Hacker News new | ask | show | jobs
by hsivonen 3213 days ago
> Go and Rust expose UTF-8 at the byte level. This is something of a headache and may result in invalid string slices. It basically punts the problem back to the user.

In Go, yes. In Rust, no. UTF-8 in Go is garbage in, garbage out. Rust, however, won't let you materialize an invalid &str without "unsafe".

2 comments

The difference is that Go expects your majority use case to be copy or concatenate. If you're taking a string sequence value you're normally not going to change it, or you're going to combine it together with something else. If you have valid UTF-8 input, you should get output that is valid, but might not be 'normalized' to a single form. IF you care about normalizing you can decide when to do that (usually in output construction).

If you need to make a decision based on the content of a string, then you often need to make a normalized (the same way for both) copy the inputs.

Most importantly, if you feed in garbage, you get out the SAME garbage. The real world, and historical data, are messy. Trying to be smart can often lead to the most disastrous consequences. Being conservative and tolerant allows for intentional planning to handle the conversion at the source, if and when desired.

> Go and Rust expose UTF-8 at the byte level.

Or you can take the C++/C approach and have a character 1 byte, 2 bytes, or a multi-byte. It's a pain in the ass to constantly in C/C++ having to interface between two libraries that one decided to use char and another w_char!

The way the C and C++ committees approach Unicode is even worse than Python breaking away from UTF-16 in the wrong direction (UTF-32 being the wrong direction and UTF-8 being the right direction).

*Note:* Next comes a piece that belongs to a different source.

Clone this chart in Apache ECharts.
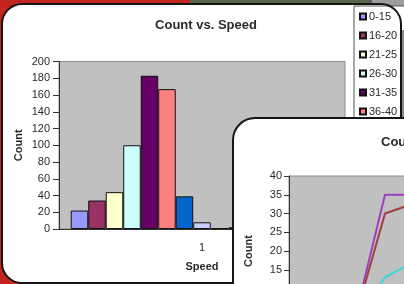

The first rule of reasonably happy C and C++ Unicode programming is not to use wchar_t for any purpose other than immediate interaction with the Win32 API.

The second rule of reasonably happy C and C++ Unicode programming is not to use the standard library facilities (which depend on the execution environment) for text processing but using some other library where the UTF-* interpretation of inputs and outputs doesn't shift depending on the execution environment or compilation environment.

This is where we run into a little bit of a problem. You have a char pointer that can be either a multiple byte encoded (depending on the code page window is using). It also can be UTF-8 encoded. Then when you move onto windows wchar_t that is originally defined as (UCS-2) then was later renamed to UTF-16, due to surrogate pair's.

So in the windows world with COM/DCOM you're basically nugged into using UTF-16 wchar_t or it becomes a hell of a lot of pain. So it is easier just simply to accept to use UTF-16 and do all the conversion from UTF-8, UTF-32, code pages to a single encoding standard.

You could just wrap that pointer in a class that describes what it is - ideally at the type level (Utf8String, etc). Each string class knows how to convert from other string types, and any library calls get wrapped in a method that is either templated on the string input type(s) or takes a BaseString* and calls virtual conversion functions. Or force a manual call to convert each time so that your fellow developers know when slow conversions are happening for sure.

It is a crappy situation though. Pick where you want your pain point to be.

See http://utf8everywhere.org

It talks about Windows quite a bit.